Para la República Dominicana, la autonomía del Ministerio Público es imperiosa, con un exagerado nivel de corrupción gubernamental y una inestabilidad jurídica que nos obliga a buscar alternativas viables y certeras, que logren una legítima separación de los poderes del estado. En tal sentido, debemos considerar opciones como la nominación del Procurador General por medio de una comisión de colegiados, representando una diversidad de sectores y opiniones, o su denominación por el voto directo del electorado.

Esta exangüe proposición del Primer Mandatario solo perpetúa el “más de lo mismo,” con una promesa quimérica para eximirse de toda responsabilidad por la inocuidad e inacción de este ministerio.

Por otro lado, la unificación de los comicios presidenciales, congresuales y municipales resultaría en una mayor participación del electorado, vigorizando la democracia y auténticamente legitimando los candidatos favorecidos. La elección del actual presidente con la participación del 53.5% de los votantes registrados, implica que su mandato solo cuenta con un 30.73% de aprobación. Además, el excesivo dispendio en los procesos pasados exige una profunda transformación del sistema. Incluso, el exagerado costo al estado de RD$8,369 millones únicamente en el 2024, no considera la extraordinaria carga ocasionada a los candidatos y los sectores que aportan considerablemente a las campañas.

Sin embargo, contrario a lo propuesto, las ventajas de esta combinación nos compelen a aplicar esta reforma para los comicios del 2028, cuestión que se lograría con una disposición transitoria extendiendo el periodo de los cargos municipales hasta la tercera semana de junio del 2028, suficiente tiempo para resolver cualesquiera disputas y celebrar la investidura de estas curules.

En cuanto a la iniciativa de reducir el número de diputados de 178 a 110, que según el mandatario persigue “adecuar la cantidad de representantes,” es notable que, este ajuste aún colocaría el número de legisladores per cápita por encima del promedio regional, con 86,384 ciudadanos por cada parlamentario.
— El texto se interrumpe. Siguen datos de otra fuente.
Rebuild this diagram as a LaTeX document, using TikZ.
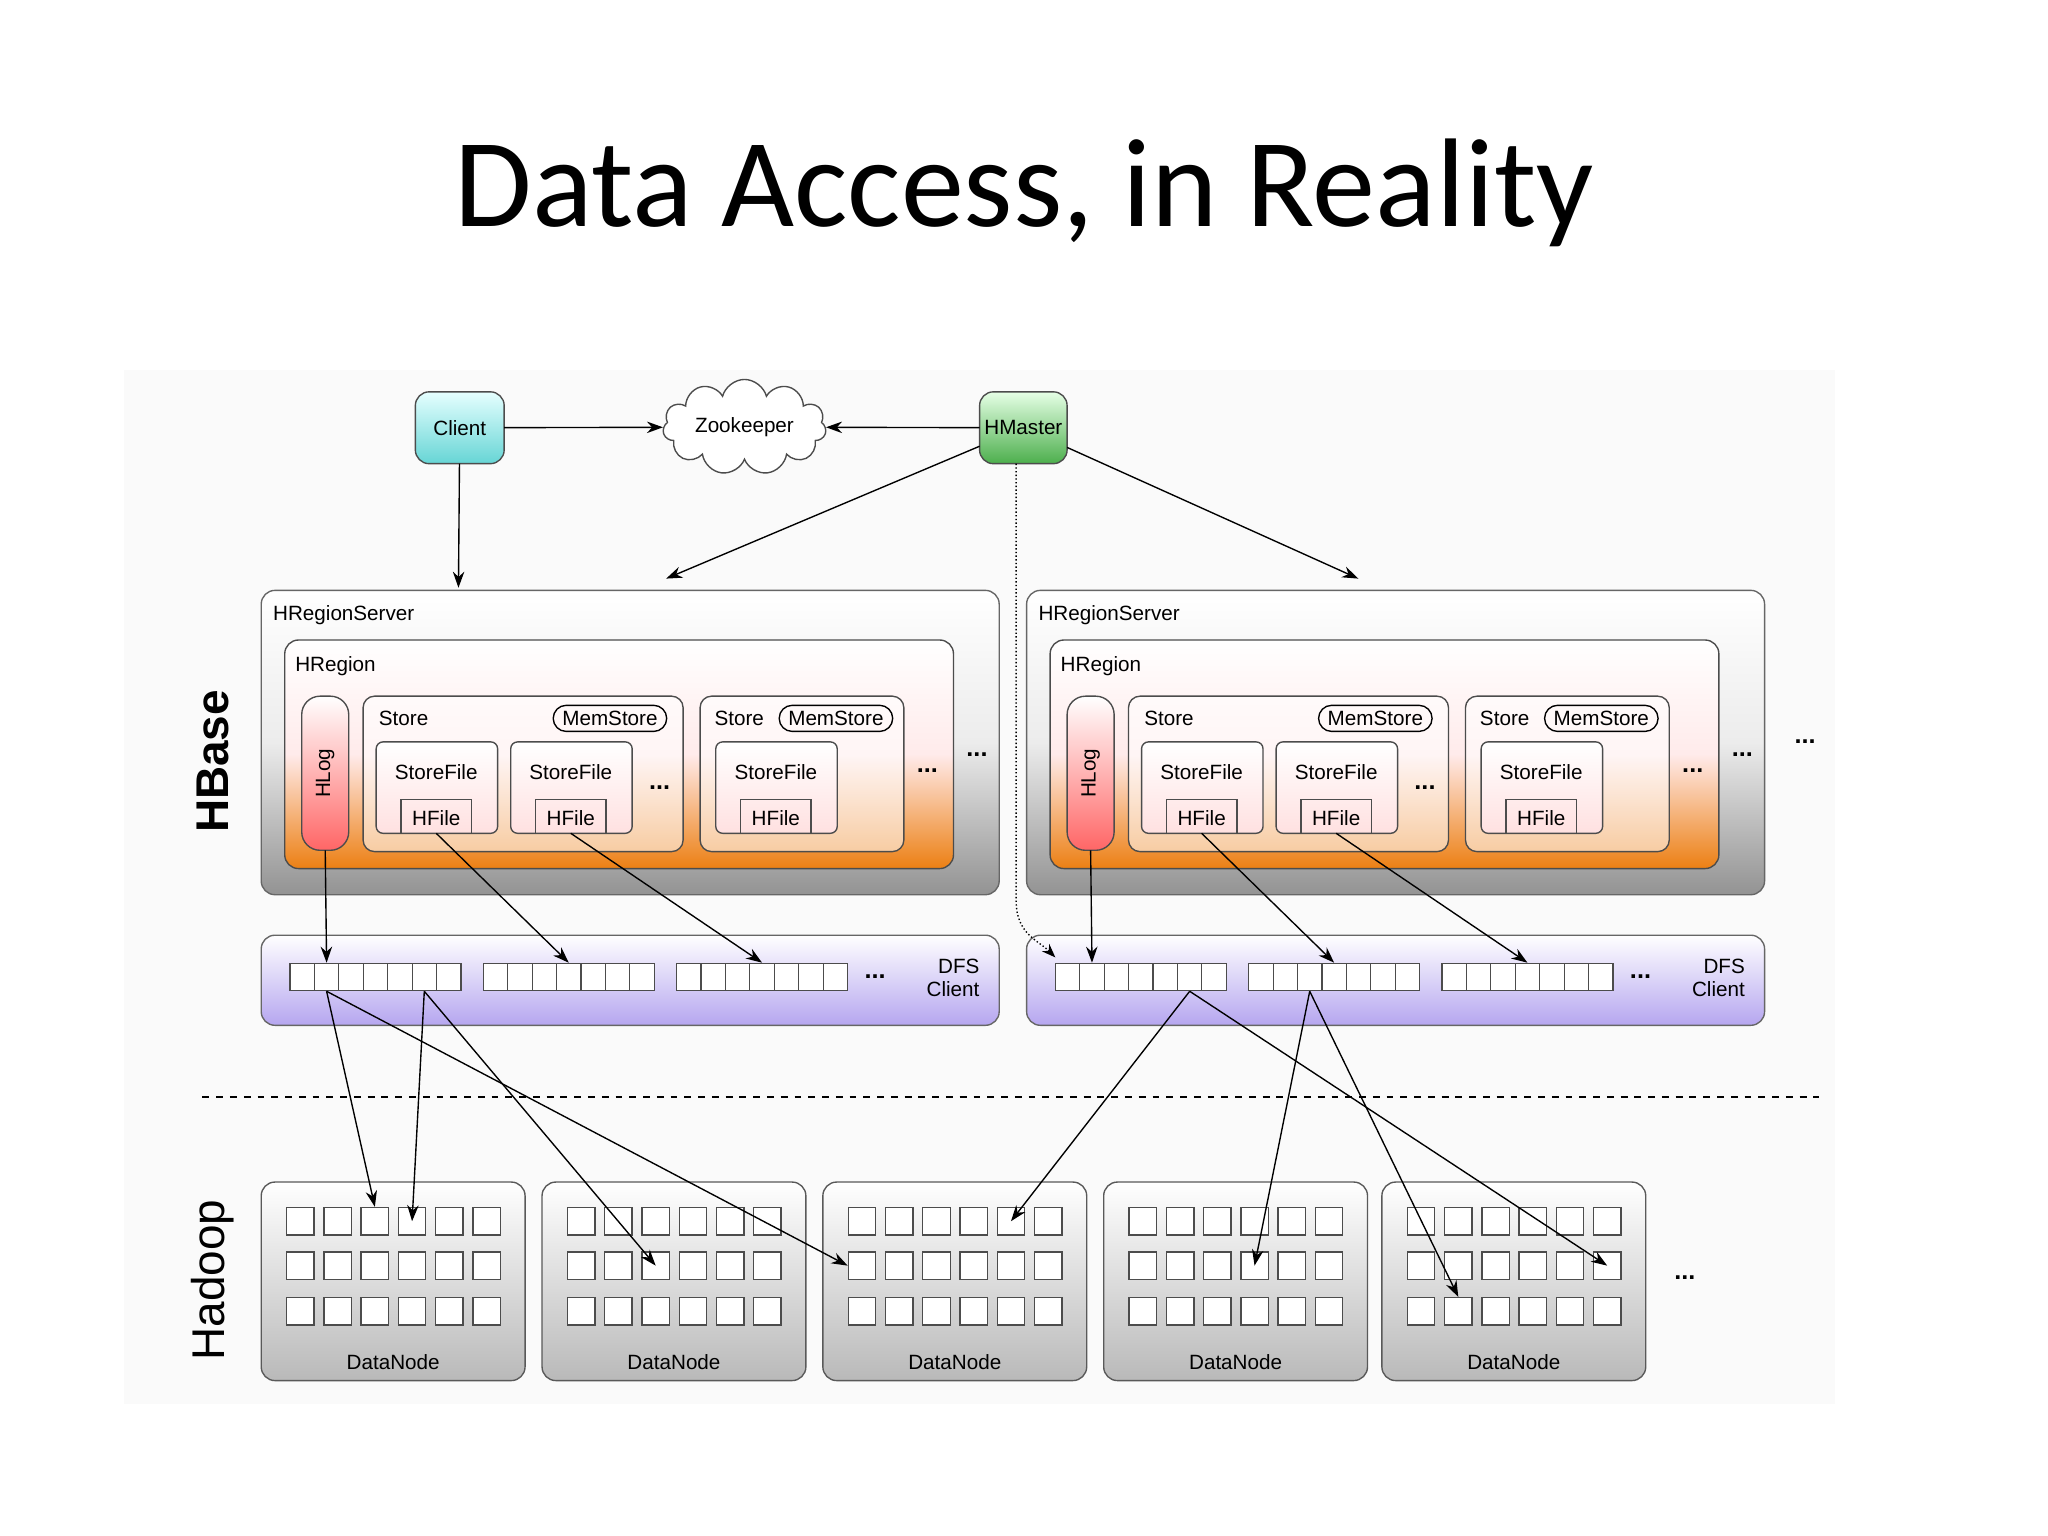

En ese sentido, Brasil adjudica unos 419,688 ciudadanos por representante, Colombia 275,904, México

255,000, y hasta Haití nos supera con 97,310 ciudadanos por legislador. Peor aún, cada diputado de la comunidad del exterior representa a 442,857 dominicanos, una carga excesiva que refleja en los escuálidos resultados de sus esfuerzos.

En otro orden, es evidente que adicionar 15 diputados nacionales al diseño actual agravaría nuestra fragilidad democrática, facilitando el 15% del poder legislativo a las maquinaciones y alianzas que solo benefician a la clase política. De hecho, dos de los cinco diputados nacionales actuales pertenecen a partidos mayoritarios, contrario al designio original de proporcionar estos escaños a agrupaciones emergentes para una mayor pluralidad en el congreso.

Cualquier propuesta de legítima aspiración transformadora, debe considerar una más amplia representatividad para los dominicanos del exterior, y perseguir el fortalecimiento de la democracia, con auténticos interlocutores de la voluntad popular, electos por voto directo y eliminando las imperantes maniobras políticas. Asimismo, debemos escudriñar alternativas para reducir el exagerado dispendio, incluyendo una observación de las ventajas y desventajas del sistema bicameral. La disposición transitoria vigésima séptima, que requiere la elaboración de las leyes requeridas en virtud de la reglamentación constitucional en un plazo de no más de cuatro años, representaría un avance, pero solo si se cumple cabalmente. El Artículo 210 de Referendos, por ejemplo, padece de una laguna jurídica desde su ratificación en el 2015, sin una ley adecuada para su aplicación. No obstante, enmendar la Constitución para hacer cumplir algo que ya dispone el código y que solo requiere voluntad política, carece de todo sentido.

Sin embargo, respecto a este artículo específicamente, plantearíamos la eliminación del elemento prohibitorio a la revocación, ya que este instrumento debe empoderar al pueblo, posibilitando la derogación de cualquier servidor público incumplidor.

Finalmente, sí elogiamos la anexión del artículo 278, que prohíbe cualquier reforma constitucional que pueda favorecer al mandatario de turno. Cuando propusimos este texto en el 2014, lo hicimos plenamente comprometidos con la aniquilación de esta práctica nociva, personificada en 39 modificaciones, perpetradas con el fin de habilitar la reelección presidencial.

La trascendencia de nuestra Constitución nos obliga a una profunda reflexión y un extenso diálogo nacional, para consensuar una reforma oportuna y algo más perdurable que mucha espuma y poco chocolate.